The unread message is his reply. What did he say? What will she do?
I put the laptop back where I found it, leave and close the door, go along the corridor to my room. I lie down on my bed until it gets dark outside. Until the migraine subsides and no longer bears down on the back of my neck or pinches the top of my spine. I turn on my side, open my eyes, head hurts less now but when I look around my room, my heart hurts more. What will Phoebe do? What will happen to me? Where will I go?
I can’t lie still any more so I go downstairs. Both Saskia and Mike are talking to Phoebe in the snug. I look for clues she’s told them what she thinks she knows but nothing seems untoward.
‘See, Mike, she’s fine, there’s no reason to stress about going out,’ Saskia says.
Phoebe won’t make eye contact with me, leaves the snug shortly after I arrive.
‘Where are you guys going?’ I ask.
‘Sas and I have been invited to the Bowens’ for dinner tonight but seeing as you’re not feeling very well I thought we should stay home instead.’
‘I feel better now after resting.’
Perhaps if they go out I could talk to Phoebe, reason with her, persuade her I’m different from you.
‘I’m not sure we should go, you’ve had a lot to deal with recently,’ Mike says.
‘I’m fine, honestly, I’m going to catch up with some schoolwork.’
‘I hope you’d tell us if you weren’t, Milly, that’s what we’re here for.’
‘Mike, she said she was okay, didn’t she? Anyway, we cancelled last time, we really should go.’
Mike nods, says, looks like I’ve been out-voted. Once they have their coats on he delays their departure, a series of time-wasting tactics, sorts through the junk mail on the shelf by the door, uses his foot to rearrange the pile of shoes on the floor. Comments on how the porch could do with being re-tiled.
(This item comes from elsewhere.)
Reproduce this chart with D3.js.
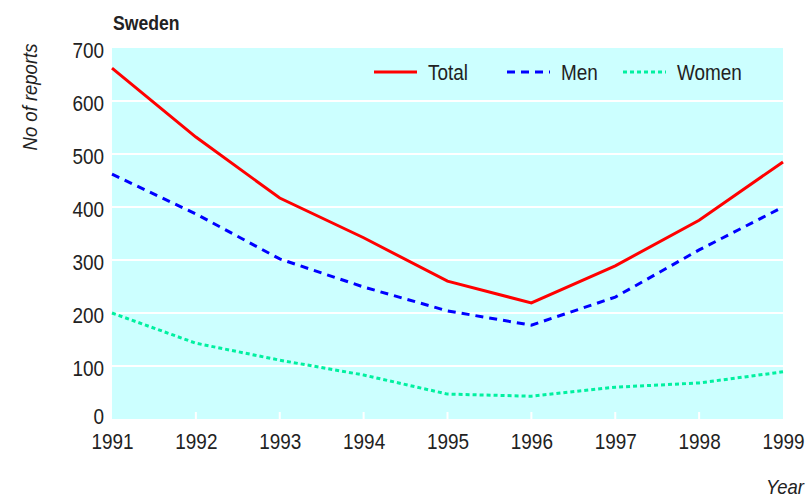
<!DOCTYPE html>
<meta charset="utf-8">
<html>
<head>
<script src="https://d3js.org/d3.v7.min.js"></script>
<style>
  body { margin: 0; background: #fff; }
  text { font-family: "Liberation Sans", Arial, sans-serif; fill: #222; }
</style>
</head>
<body>
<div id="chart"></div>
<script>
  // data
  const years = [1991, 1992, 1993, 1994, 1995, 1996, 1997, 1998, 1999];
  const total = [662, 532, 417, 342, 260, 219, 289, 375, 485];
  const men   = [462, 387, 302, 249, 204, 177, 230, 319, 400];
  const women = [200, 143, 111, 83, 47, 43, 60, 68, 89];
  const yTicks = [0, 100, 200, 300, 400, 500, 600, 700];

  const series = [
    {name: "Total", values: total, color: "#ff0000", dash: null},
    {name: "Men", values: men, color: "#0000ff", dash: "8,6"},
    {name: "Women", values: women, color: "#00f0a0", dash: "4,3"}
  ];

  const W = 808, H = 498;
  const margin = {top: 48, right: 25, bottom: 79, left: 112};
  const width = W - margin.left - margin.right,
        height = H - margin.top - margin.bottom;

  // squeeze text horizontally, the original uses a narrow face
  function narrow(sel, k) {
    sel.each(function() {
      const len = this.getComputedTextLength();
      d3.select(this).attr("textLength", len * k).attr("lengthAdjust", "spacingAndGlyphs");
    });
  }

  const svg = d3.select("#chart").append("svg")
      .attr("width", W).attr("height", H);
  const g = svg.append("g")
      .attr("transform", `translate(${margin.left},${margin.top})`);

  const x = d3.scaleLinear().domain([1991, 1999]).range([0, width]);
  const y = d3.scaleLinear().domain([0, 700]).range([height, 0]);

  // background
  g.append("rect").attr("width", width).attr("height", height).attr("fill", "#ccffff");

  // gridlines
  g.selectAll(".grid").data(yTicks.filter(d => d > 0 && d < 700)).join("line")
    .attr("x1", 0).attr("x2", width)
    .attr("y1", d => y(d)).attr("y2", d => y(d))
    .attr("stroke", "#fff").attr("stroke-width", 2);

  // small inside ticks on x
  g.selectAll(".xt").data(years.slice(1, -1)).join("line")
    .attr("x1", d => x(d)).attr("x2", d => x(d))
    .attr("y1", height).attr("y2", height - 7)
    .attr("stroke", "#fff").attr("stroke-width", 2);

  // axes labels via d3 axes, domain hidden
  const xAxis = g.append("g").attr("transform", `translate(0,${height})`)
    .call(d3.axisBottom(x).tickValues(years).tickFormat(d3.format("d")).tickSize(0).tickPadding(14));
  const yAxis = g.append("g")
    .call(d3.axisLeft(y).tickValues(yTicks).tickSize(0).tickPadding(8));
  [xAxis, yAxis].forEach(a => {
    a.select(".domain").remove();
    a.selectAll("text").attr("font-size", 22).attr("fill", "#222")
      .attr("font-family", "'Liberation Sans', Arial, sans-serif")
      .call(narrow, 0.86);
  });
  yAxis.selectAll("text").attr("dy", d => d === 0 ? "0.2em" : "0.42em");

  // lines
  const line = d3.line().x((d, i) => x(years[i])).y(d => y(d));
  series.forEach(s => {
    g.append("path").datum(s.values)
      .attr("d", line)
      .attr("fill", "none")
      .attr("stroke", s.color)
      .attr("stroke-width", 3)
      .attr("stroke-dasharray", s.dash);
  });

  // legend
  const legX = [262, 395, 511];
  series.forEach((s, i) => {
    const lg = g.append("g").attr("transform", `translate(${legX[i]},24)`);
    lg.append("line").attr("x1", 0).attr("x2", 43).attr("y1", 0).attr("y2", 0)
      .attr("stroke", s.color).attr("stroke-width", 3).attr("stroke-dasharray", s.dash);
    lg.append("text").attr("x", 54).attr("y", 8).attr("font-size", 22).text(s.name)
      .call(narrow, 0.86);
  });

  // title
  svg.append("text").attr("x", 113).attr("y", 30)
    .attr("font-size", 20).attr("font-weight", "bold").text("Sweden")
    .call(narrow, 0.88);

  // axis titles
  svg.append("text")
    .attr("transform", "translate(37,97) rotate(-90)")
    .attr("text-anchor", "middle").attr("font-size", 21).attr("font-style", "italic")
    .text("No of reports")
    .call(narrow, 0.88);
  svg.append("text").attr("x", 804).attr("y", 494)
    .attr("text-anchor", "end").attr("font-size", 21).attr("font-style", "italic")
    .text("Year")
    .call(narrow, 0.88);
</script>
</body>
</html>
‘Shall I quickly measure it now?’ he says.
‘No, we’re already late, come on,’ Saskia replies.
It’s not maternal his instinct but he senses it, some kind of tension in the house. He makes a final attempt.
‘What about Rosie then, she needs to go out.’
‘One of the girls can do it,’ Saskia replies.
‘Are you sure you don’t mind us going, Milly?’
‘It’s fine.’
‘The number for the Bowens is on the blackboard, call us if you need anything, anything at all,’ he says before they leave.
I don’t know what to do. Whether I should go up to Phoebe’s room, knock on the door. Ask her if I can talk to her about something, but I’m not sure what to say. I sit down on one of the sofas in the games room to think, Rosie at my feet. Her sharp ears hear it first, movement from above. She sits up, cocks her head, listens to Phoebe’s footsteps coming down the stairs. She calls for Rosie, but the dog doesn’t move. She calls again, this time more impatient. Forceful.
‘She’s in here with me,’ I respond.
She doesn’t answer straight away, must have thought I was elsewhere. Then she says without coming into the room, ‘She needs to go out, Mum just texted me.’
Rosie gets up at the mention of going out, pads into the hallway towards Phoebe.
‘For fuck’s sake, I’ll do it then.’
When she comes into the games room she ignores me, walks over to the patio door and opens it. Rosie follows her but won’t go outside, sits down at the open door.